Let me see if I can make my point more clearly. My point is that if the game mechanic makes the AI willing to accept an offer based on a premium, that premium should be relative to total enterprise value. I actually think this matters in the game because even though AI uses little debt, it can accumulate a lot of cash.

Conceptually, total enterprise value ("TEV") represents the value of the business itself including both debt and equity claims and excluding non-operating assets like cash. Net operating assets is an equivalent term for enterprise value but is generally used in reference to book value of those same assets.

Suppose the AI has a business with market cap of $1000, debt of $100, and cash of $800. The enterprise value is $300 ($1000+$100-$800). If I offer a premium of 10% of TEV, I would pay $1030 to acquire the equity. If I pay a 10% premium on market cap, I am paying $1100. Since the business has net cash of $90, I am paying a premium on that net cash. If the business had net debt, I would be paying too low a premium.

If you base the premium the AI requires to transact on market cap, a business with net cash would be overvalued for M&A purposes and a business with net debt would be undervalued. The required premium should be paid only on operating assets for this reason. It is fine, however, to express the premium as a premium to the stock price for interface and decisionmaking purposes.

The question becomes more contemplated when you consider stock holdings. Because stock holdings in this game tend to have strategic value, I think they should be considered as part of TEV. In other words, they need not be factored into the equation for TEV.

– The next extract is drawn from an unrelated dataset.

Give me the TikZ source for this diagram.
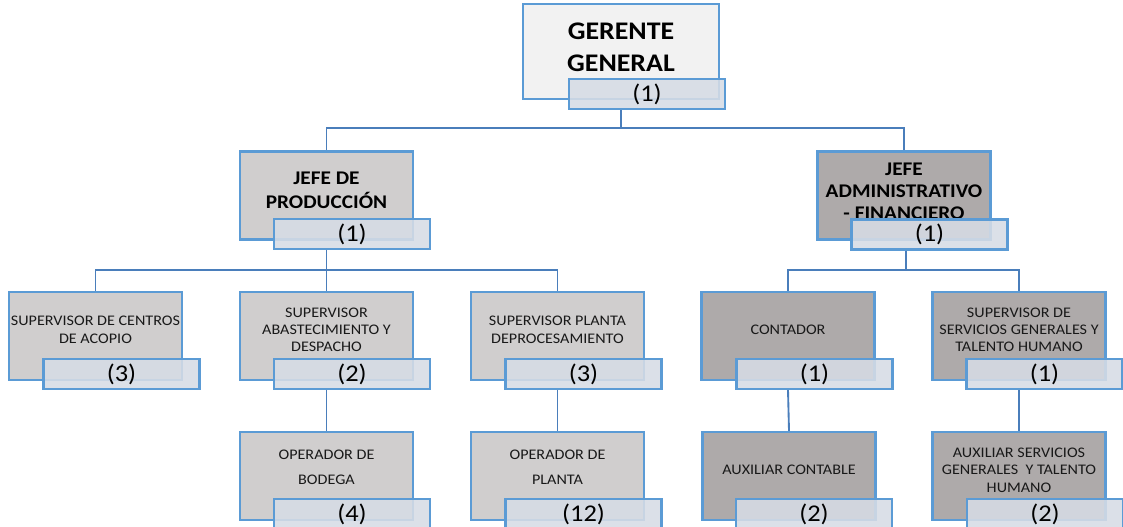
\documentclass[tikz,border=0pt]{standalone}
\usepackage{fontspec}
\usepackage{graphicx}
\setmainfont{Carlito}
\newcommand\pxu{0.75pt}
\newcommand\ctxt[2][3.75pt]{\raisebox{#1}[\height][\depth]{\scalebox{1.1}[1]{\begin{tabular}{@{}c@{}}#2\end{tabular}}}}
\newcommand\cnt[1]{\scalebox{1.1}[1]{(#1)}}
\definecolor{borde}{HTML}{5B9BD5}
\definecolor{linea}{HTML}{4A7EBB}
\definecolor{grisclaro}{HTML}{D0CECE}
\definecolor{grisosc}{HTML}{AEAAAA}
\definecolor{blanco}{HTML}{F2F2F2}
\definecolor{cuenta}{HTML}{D6DCE5}
\tikzset{
  cargo/.style={draw=borde,line width=1.6pt,fill=grisclaro,
    minimum width=173*\pxu,minimum height=88*\pxu,inner sep=0pt,
    text=black!90,font=\fontsize{11}{13}\selectfont},
  cargoadm/.style={cargo,fill=grisosc},
  jefe/.style={cargo,text=black,font=\bfseries\fontsize{14.5}{18}\selectfont},
  num/.style={draw=borde,line width=1.6pt,fill=cuenta,fill opacity=0.88,
    text opacity=1,minimum width=156*\pxu,minimum height=30*\pxu,inner sep=0pt,
    font=\fontsize{18}{20}\selectfont},
  conn/.style={draw=linea,line width=1.4pt}
}
\begin{document}
\begin{tikzpicture}[x=0.75pt,y=-0.75pt]
\useasboundingbox (0,0) rectangle (1123,526);
\node[jefe,fill=blanco,minimum width=196*\pxu,minimum height=95*\pxu,
  font=\bfseries\fontsize{19}{24}\selectfont] (ger) at (621,51.5) {\ctxt[1.5pt]{GERENTE\\GENERAL}};
\node[jefe] (jprod) at (326.5,195.5) {\ctxt[2.5pt]{JEFE DE\\PRODUCCIÓN}};
\node[jefe,fill=grisosc,font=\bfseries\fontsize{14.5}{16.5}\selectfont] (jadm) at (904,195.5) {\ctxt[2pt]{JEFE\\ADMINISTRATIVO\\- FINANCIERO}};
\node[cargo] (supc) at (95.5,336) {\ctxt{SUPERVISOR DE CENTROS\\DE ACOPIO}};
\node[cargo] (supa) at (326.5,336) {\ctxt{SUPERVISOR\\ABASTECIMIENTO Y\\DESPACHO}};
\node[cargo] (supp) at (557.5,336) {\ctxt{SUPERVISOR PLANTA\\DEPROCESAMIENTO}};
\node[cargoadm] (cont) at (788,336) {\ctxt[4pt]{CONTADOR}};
\node[cargoadm] (sups) at (1019,336) {\ctxt{SUPERVISOR DE\\SERVICIOS GENERALES Y\\TALENTO HUMANO}};
\node[cargo,font=\fontsize{11}{19}\selectfont] (opb) at (326.5,476) {\ctxt[7pt]{OPERADOR DE\\BODEGA}};
\node[cargo,font=\fontsize{11}{19}\selectfont] (opp) at (557.5,476) {\ctxt[7pt]{OPERADOR DE\\PLANTA}};
\node[cargoadm] (auxc) at (789,476) {\ctxt[3.4pt]{AUXILIAR CONTABLE}};
\node[cargoadm] (auxs) at (1019,476) {\ctxt[3.4pt]{AUXILIAR SERVICIOS\\GENERALES~ Y TALENTO\\HUMANO}};
\node[num] (gerc) at (647,94) {\cnt{1}};
\node[num] (jprodc) at (352,234) {\cnt{1}};
\node[num] (jadmc) at (929.5,234.5) {\cnt{1}};
\node[num] (supcc) at (121.5,374) {\cnt{3}};
\node[num] (supac) at (352,374) {\cnt{2}};
\node[num] (suppc) at (583.5,374) {\cnt{3}};
\node[num] (contc) at (814.5,374) {\cnt{1}};
\node[num] (supsc) at (1044.5,374) {\cnt{1}};
\node[num] (opbc) at (352,514) {\cnt{4}};
\node[num] (oppc) at (583.5,514) {\cnt{12}};
\node[num] (auxcc) at (814,514) {\cnt{2}};
\node[num] (auxsc) at (1045,514) {\cnt{2}};
\coordinate (b0) at (621,128);
\coordinate (b1) at (326.5,270);
\coordinate (b2) at (906,270);
\draw[conn] (ger.south |- gerc.south) -- (b0);
\foreach \n in {jprod,jadm}{\draw[conn] (b0) -| (\n.north);}
\draw[conn] (jprod.south |- jprodc.south) -- (b1);
\foreach \n in {supc,supa,supp}{\draw[conn] (b1) -| (\n.north);}
\draw[conn] (b2 |- jadmc.south) -- (b2);
\foreach \n in {cont,sups}{\draw[conn] (b2) -| (\n.north);}
\foreach \a/\b in {supa/opb,supp/opp,cont/auxc,sups/auxs}{\draw[conn] (\a.south |- \a c.south) -- (\b.north);}
\end{tikzpicture}
\end{document}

That equation is simply: Total Enterprise Value = Market Capitalization + Total Debt - Cash

The required premium would be calculated as $ Premium = Total Enterprise Value x (1 + Premium %)

The proceeds paid to the sellers would be calculated as Proceeds = Market Cap + $ Premium.

The buyer would pay Proceeds to purchase 100% of the equity interests in the company. The buyer would receive 100% of its cash and assume 100% of its debt. This is similar to the existing game mechanic. The $ premium would be pro-rated across all holders, so the premium % is only really paid on the part of the equity not already held by the buyer.

Does that make sense?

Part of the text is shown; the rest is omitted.